The then law student Paul Steinberg and the late Gerald Lescatre wrote a research paper for Penn State Law Review where a pattern of cases is laid out and organized that highlight the gaps in modern franchise law. Beguiling Heresy: Regulating the Franchise Relationship speaks brilliantly about the limits of franchise contracts as a tool to govern the franchise relationship.
The law is set up to favor franchisors.
"Franchisors will complain that relationship legislation, with its concern with good faith and fair dealing, will inject an element of uncertainty into the franchise relationsip. But there is already an element of uncertainty: it exists in the mind of the franchisee living each day with the knowledge that a capricious franchisor may rob the franchisee of a life's savings -- with an approving nod from the courts and regulators."
Steinberg concludes, "This may be legal. But is it ethical?"
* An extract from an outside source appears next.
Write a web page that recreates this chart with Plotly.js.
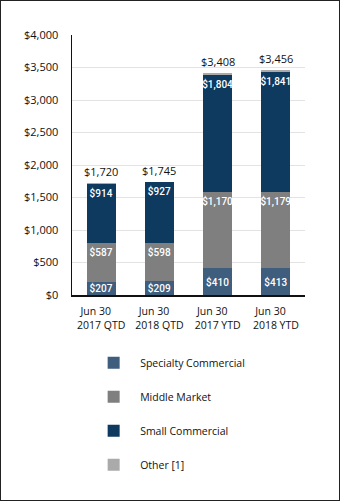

Weakness: Although I wish the book had an index, it does have 1,150 footnotes of legal and franchise citations. Every assumption seems backed up by a researched fact, case or statistic. It is a law review, highly technical. It took 68 pages of the book to reveal what its title "Beguiling Heresy" is talking about. "Beguiling Heresy" refers to an English lawyer's argument against courts that rule against abusive contracts. It might be beguiling to the judge to seek "justice" but it is heresy, the lawyer argued, because it erodes at the pinning of contractual law to the point that the law itself becomes a whim. Despite the lawyer's argument to not interfere with contracts even when there is no good faith for the sake of the rule of law, common law and American law has long found it necessary to dismiss parts of contracts in certain cases and to regulate them. In its 152 pages, the book answers why regulating franchising is necessary.